Because of the dearth of coverage through the years and because so much has changed since Coggins’ murder, prosecutors will rely heavily on the recollections of those who came forward in July, when Sheriff Dix announced he was reopening the case and warned the suspects he was “coming for them.”

He told CNN on Wednesday that his intention was to generate memories of phone calls or conversations, anything that might reveal more details about what happened the night Coggins was killed.

Calls came in from all over the state, Dix said. At least two came in from Mississippi. Witnesses provided emotional and vivid recollections — not of the actual murder, but of “the chain of events that led up to that night,” he said.
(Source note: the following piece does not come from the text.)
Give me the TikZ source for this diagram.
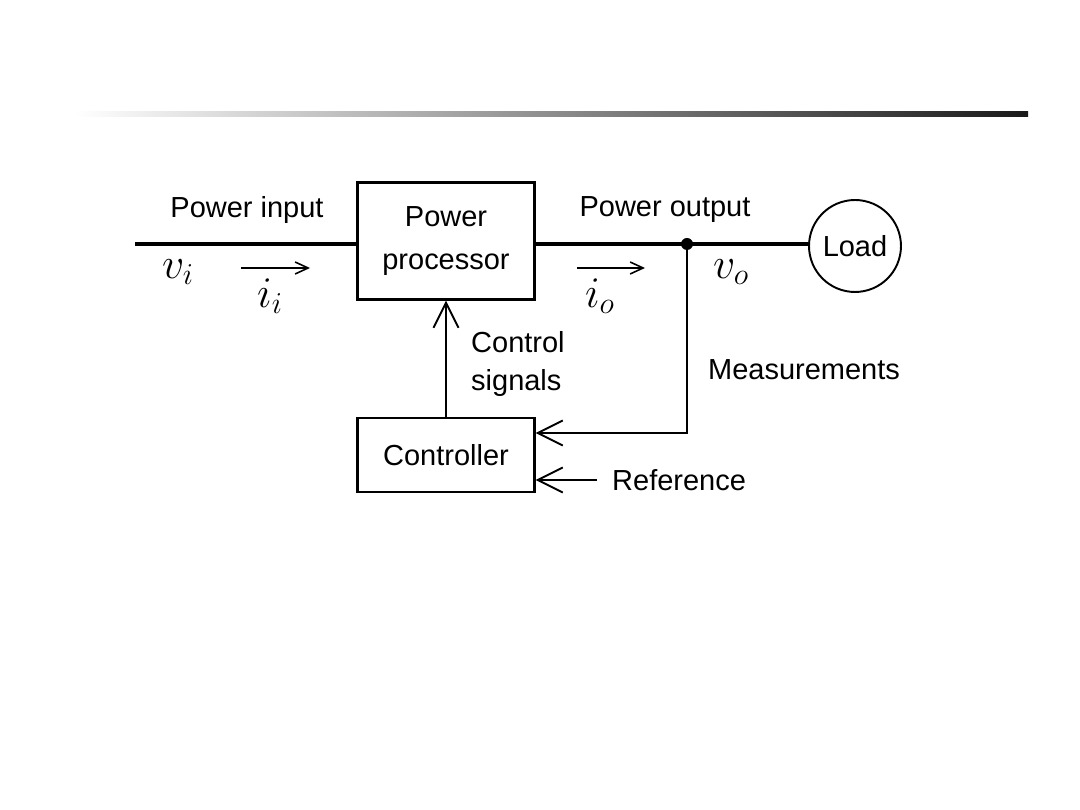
\documentclass[tikz,border=0pt]{standalone}
\usepackage{fontspec}
\setmainfont{Liberation Sans}
\usetikzlibrary{arrows.meta, positioning, calc}

\begin{document}
\begin{tikzpicture}[
    x=0.02cm, y=-0.02cm,
    font=\fontsize{16.5}{19}\selectfont,
    block/.style={draw, line width=1.3pt, minimum width=3.54cm,
                  align=center, inner sep=0pt},
    power/.style={line width=2.8pt},
    signal/.style={line width=1.1pt, -{Straight Barb[length=5mm, width=5mm]}},
    flow/.style={line width=0.9pt, -{Straight Barb[length=2.6mm, width=2.4mm]}},
    qty/.style={font=\fontsize{23}{26}\selectfont}
  ]
  \useasboundingbox (0,0) rectangle (1080,810);

  % Title rule
  \shade[left color=white, right color=black!90] (75,112) rectangle (1028,117);

  % Blocks
  \node[block, minimum height=2.34cm] (proc) at (446,241) {Power\\[5pt]processor};
  \node[block, minimum height=1.48cm] (ctrl) at (446,455) {Controller};
  \node[draw, circle, line width=1.1pt, minimum size=1.84cm, inner sep=0pt]
    (load) at (855,246) {Load};

  % Power path
  \coordinate (in) at (135,244);
  \coordinate (junc) at (687,244);
  \draw[power] (in) -- (in -| proc.west);
  \draw[power] (proc.east |- junc) -- (junc) -- (load.west |- junc);
  \fill (junc) circle (6);

  % Flow arrows
  \coordinate (ii-s) at (241,268);
  \coordinate (ii-e) at (310,268);
  \coordinate (io-s) at (577,268);
  \coordinate (io-e) at (645,268);
  \draw[flow] (ii-s) -- (ii-e);
  \draw[flow] (io-s) -- (io-e);

  % Feedback
  \coordinate (meas) at (687,433);
  \coordinate (ref) at (597,480);
  \draw[signal] (ctrl.north) -- (proc.south);
  \draw[signal] (junc) -- (meas) -- (meas -| ctrl.east);
  \draw[signal] (ref) -- (ref -| ctrl.east);

  % Labels
  \node (pin) at (247,210) {Power input};
  \node (pout) at (665,210) {Power output};
  \node[qty] (vi) at (178,272) {$v_i$};
  \node[qty] (ii) at (270,296) {$i_i$};
  \node[qty] (io) at (600,296) {$i_o$};
  \node[qty] (vo) at (731,272) {$v_o$};
  \node[anchor=west, align=left] (csig) at (465,364) {Control\\[3pt]signals};
  \node[anchor=west] (mlab) at (702,370) {Measurements};
  \node[anchor=west] (rlab) at (606,480) {Reference};
\end{tikzpicture}
\end{document}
When deputies arrived to take Frankie Gebhardt, 59, and Bill Moore Sr., 58, into custody, they seemed less than surprised they were being charged with murder, the sheriff said.

“I don’t want to say both of them knew it was coming, but I think because of the news story coming out in July, it seemed like they were putting things together.”

Dix, who was just entering high school the year Coggins was slain, deputized Oscar Jordan and Clint Phillips III, the original investigators on the case in 1983, so they could take part in the arrest. Phillips fell ill and couldn’t make it, but Jordan joined deputies.

“I wanted them to be there when the handcuffs were put on,” Dix said.

Deputies used two pairs of handcuffs on each suspect. Dix gave Jordan one pair from each suspect and plans on giving the other two pairs to Phillips. Maybe they could place them in a shadowbox to commemorate the arrest, he said.

“Oscar was in tears. He was just absolutely moved,” the sheriff said. “I just told him, ‘You’ve waited 34 years for this. You’ve earned them.'”

Arrests don’t stem fear

Dix has alleged that the suspects intimidated witnesses for years. Heather Coggins declined to say whether anyone in her family had been threatened, citing the ongoing investigation and prosecution.

As for Dix’s claim that her uncle’s “torturous” killing was racially motivated, she also declined to share details. She did say, however, that most of her uncle’s friends were white, which might not have sat well with some folks in middle Georgia during the early 1980s.

Heather Coggins said she’d never seen or heard of the suspects before their arrests, but locking the men behind bars has done little to stem her and her family’s anxiety. Rather, it’s reopened some old wounds.

Arriving at a Griffin coffee shop before a CNN interview Wednesday, she noticed a truck circle the parking lot three times. It’s probably nothing, she told herself. Still, she watched it until she was satisfied it posed no threat before entering the cafe.

“It makes you think about it a little because my face is out there,” she said.

She refuses to live in fear, she said, but she can’t help but be vigilant. That’s been true since 1983, when police came to her mother’s door with a photo of Timothy and her mother identified him by a childhood scar, she said.

Heather Coggins recalls her uncle’s closed-casket funeral, the raw sadness of it.

“After the funeral we stayed at an aunt’s house, 20 of us … because everyone was so afraid,” she said.

Space was tight, and the kids slept on the floor that night. She remembers having a nightmare about Uncle Tim, though the details escape her.

“You hear stories of what happened, and as a child, you were afraid. You didn’t know if people were going to come back. When you don’t know who it did it, you kind of live in fear. If I’m completely honest, it lasted all of our lives,” she said.